His murder today enraged his supporters at Ara, compelling the administration to clamp curfew. It is a different matter that the Patna High Court’s order on April 17 acquitting 23 convicts in connection with the massacre of 21 Dalits (including women and infants) at Bathani Tola had sent the Dalits in general and CPI-ML (Liberation) in particular across the state on the boil. The CPI-ML (Liberation) has still been agitating against the high court’s order. Ranvir Sena had owned the responsibility of killing then.
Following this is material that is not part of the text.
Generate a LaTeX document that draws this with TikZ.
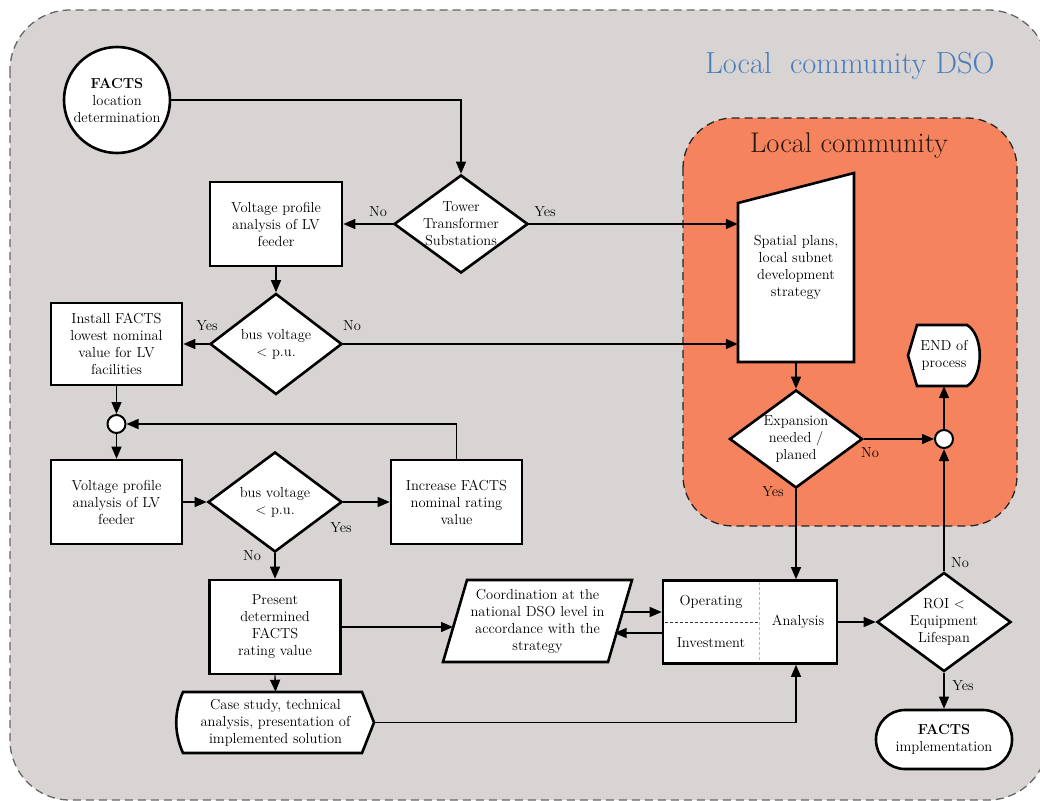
\documentclass[tikz,border=0pt]{standalone}
\usepackage{fontspec}
\usetikzlibrary{arrows.meta,shapes.geometric,calc}
\definecolor{bggray}{RGB}{217,212,212}
\definecolor{commorange}{RGB}{245,132,94}
\definecolor{dsoblue}{RGB}{74,126,187}
\definecolor{commtext}{RGB}{40,22,16}
\begin{document}
\begin{tikzpicture}[x=1pt,y=-1pt,
  font=\fontsize{14.5}{17}\selectfont,
  outl/.style={draw, line width=2.6pt, fill=white, line join=miter},
  procbox/.style={outl, rectangle, align=center, inner sep=0pt},
  decision/.style={outl, diamond, align=center, inner sep=-10pt, aspect=1.37},
  junction/.style={draw, circle, line width=2pt, fill=white, minimum size=18pt, inner sep=0pt},
  txt/.style={align=center, inner sep=0pt},
  conn/.style={line width=1.3pt, -{Triangle[length=12pt,width=10pt]}},
  lbl/.style={inner sep=1pt}]
\useasboundingbox (0,0) rectangle (1040,800);
% regions
\draw[draw=gray!80!black, line width=1.3pt, dash pattern=on 8pt off 5pt, fill=bggray, rounded corners=60pt] (10,10) rectangle (1048,800);
\node[text=dsoblue, font=\fontsize{30.5}{32}\selectfont] (dso) at (850,66) {Local\ \ community DSO};
\draw[draw=black!85, line width=1.3pt, dash pattern=on 8pt off 5pt, fill=commorange, rounded corners=50pt] (683,118) rectangle (1017,526);
\node[text=commtext, font=\fontsize{28.5}{30}\selectfont] (lc) at (849,146) {Local community};

% custom outlines
\draw[outl] (738,362) -- (738,203) -- (854,173) -- (854,362) -- cycle;
\draw[outl] (443,662) -- (467,580) -- (632,580) -- (608,662) -- cycle;
\draw[outl] (183,692) -- (362,692) -- (374,722.5) -- (362,753) -- (183,753) .. controls (174,733) and (174,712) .. (183,692) -- cycle;
\draw[outl] (908,355.5) -- (917,325) -- (967,325) .. controls (984,335) and (984,376) .. (967,386) -- (917,386) -- cycle;

% nodes
\node[outl, circle, align=center, minimum size=106pt, inner sep=0pt] (start) at (117,100) {\textbf{FACTS}\\location\\determination};
\node[decision, minimum width=134pt, minimum height=98pt] (tower) at (461,224) {Tower\\Transformer\\Substations};
\node[procbox, minimum width=132pt, minimum height=84pt] (vp1) at (276,224) {Voltage profile\\analysis of LV\\feeder};
\node[decision, minimum width=132pt, minimum height=101pt] (bus1) at (276,344) {bus voltage\\< p.u.};
\node[procbox, minimum width=131pt, minimum height=82pt] (install) at (116.5,344) {Install FACTS\\lowest nominal\\value for LV\\facilities};
\node[junction] (j1) at (116.5,424) {};
\node[procbox, minimum width=131pt, minimum height=84pt] (vp2) at (116.5,502) {Voltage profile\\analysis of LV\\feeder};
\node[decision, minimum width=134pt, minimum height=100pt] (bus2) at (275,502) {bus voltage\\< p.u.};
\node[procbox, minimum width=131pt, minimum height=84pt] (incr) at (456.5,502) {Increase FACTS\\nominal rating\\value};
\node[procbox, minimum width=131pt, minimum height=94pt] (present) at (275,627) {Present\\determined\\FACTS\\rating value};
\node[txt, minimum width=197pt, minimum height=61pt] (case) at (275.5,722.5) {Case study, technical\\analysis, presentation of\\implemented solution};
\node[txt, minimum width=189pt, minimum height=82pt] (coord) at (537.5,621) {Coordination at the\\national DSO level in\\accordance with the\\strategy};
\node[procbox, minimum width=174pt, minimum height=83pt] (analysis) at (750,622) {};
\draw[gray!55, line width=0.8pt, dash pattern=on 3pt off 2pt] (759,582) -- (759,662);
\draw[black!80, line width=0.8pt, dash pattern=on 3pt off 2pt] (664.5,622) -- (759,622);
\node[txt] (oper) at (711,602) {Operating};
\node[txt] (inv) at (711,643) {Investment};
\node[txt] (anl) at (798,622) {Analysis};
\node[txt, minimum width=116pt, minimum height=189pt] (spatial) at (796,267.5) {Spatial plans,\\local subnet\\development\\strategy};
\node[decision, minimum width=133pt, minimum height=98pt] (exp) at (796,439) {Expansion\\needed /\\planed};
\node[junction] (j2) at (944,439) {};
\node[txt, minimum width=72pt, minimum height=61pt] (endp) at (944,355.5) {END of\\process};
\node[decision, minimum width=134pt, minimum height=99pt] (roi) at (944,622) {ROI <\\Equipment\\Lifespan};
\node[outl, rectangle, rounded corners=29pt, align=center, minimum width=136pt, minimum height=59pt, inner sep=0pt] (impl) at (944,739.5) {\textbf{FACTS}\\implementation};

% coordinates for connector ends
\coordinate (coordin) at (453,627);
\coordinate (coordout1) at (621,612);
\coordinate (coordin2) at (614.5,633);

% connectors
\draw[conn] (start.east) -| (tower.north);
\draw[conn] (tower.west) -- (vp1.east);
\draw[conn] (tower.east) -- (tower.east -| spatial.west);
\draw[conn] (vp1.south) -- (bus1.north);
\draw[conn] (bus1.west) -- (install.east);
\draw[conn] (bus1.east) -- (bus1.east -| spatial.west);
\draw[conn] (install.south) -- (j1.north);
\draw[conn] (j1.south) -- (vp2.north);
\draw[conn] (vp2.east) -- (bus2.west);
\draw[conn] (bus2.east) -- (incr.west);
\draw[conn] (incr.north) |- (j1.east);
\draw[conn] (bus2.south) -- (present.north);
\draw[conn] (present.south) -- (case.north);
\draw[conn] (present.east |- coordin) -- (coordin);
\draw[conn] (coordout1) -- (coordout1 -| analysis.west);
\draw[conn] (coordin2 -| analysis.west) -- (coordin2);
\draw[conn] (case.east) -| (exp.south |- analysis.south);
\draw[conn] (spatial.south) -- (exp.north);
\draw[conn] (exp.east) -- (j2.west);
\draw[conn] (exp.south) -- (exp.south |- analysis.north);
\draw[conn] (analysis.east) -- (roi.west);
\draw[conn] (roi.north) -- (j2.south);
\draw[conn] (j2.north) -- (endp.south);
\draw[conn] (roi.south) -- (impl.north);

% labels
\node[lbl] (l1) at (378,212) {No};
\node[lbl] (l2) at (545,212) {Yes};
\node[lbl] (l3) at (207,326) {Yes};
\node[lbl] (l4) at (352,326) {No};
\node[lbl] (l5) at (341,528) {Yes};
\node[lbl] (l6) at (252,556) {No};
\node[lbl] (l7) at (870,453) {No};
\node[lbl] (l8) at (773,492) {Yes};
\node[lbl] (l9) at (960,563) {No};
\node[lbl] (l10) at (963,686) {Yes};
\end{tikzpicture}
\end{document}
Whatever is Brahmeshwar’s personal opinion or perception about him, he was, in fact, the by-product of the caste war being fought between the upper caste land owners and the Dalits organised under the banner of MCC, PWG and CPI-ML (Liberation) throughout 1980s and 1990s.

His Ranvir Sena — founded in the name of a peasant warrior of the Middle Ages — was virtually the organised manifestation of many landlords’ militias — Bhumi Sena, Savarna Liberation Front, Kuer Sena and many others in the past.

Most of these previous militias had lost, fighting against the better organised rebel groups armed with “ideological framework”.

Brahmeshwar was arrested in 2002 in connection with over 277 cases of murder against him. He came out on bail in July 2011, driving the opposition parties, mainly the Left outfits, to accuse “political patronage” to Mukhiya.

Though Brahmeshwar was never a legislator or MP, he was known for his political clout, particularly among legislators and parliamentarians representing the landed gentry in the Houses.

In fact, he had addressed a press conference in Patna in 2001 with TV cameras on and reporters jostling around to announce: “I have no remorse for what the Ranvir Sena has done..whatever it has done it has done in self-defence.” Mukhiya then was an absconder. Everyone watched and heard the dreaded Brahmeshwar addressing the media except the policemen who were “after him”.

Brahmeshwar was born in a farmer’s family in 1947. He was an Intermediate passout from SD Jain College in Ara. One of his sons is in the Indian Army and another, Indubhushan is the mukhiya of Khopira panchayat.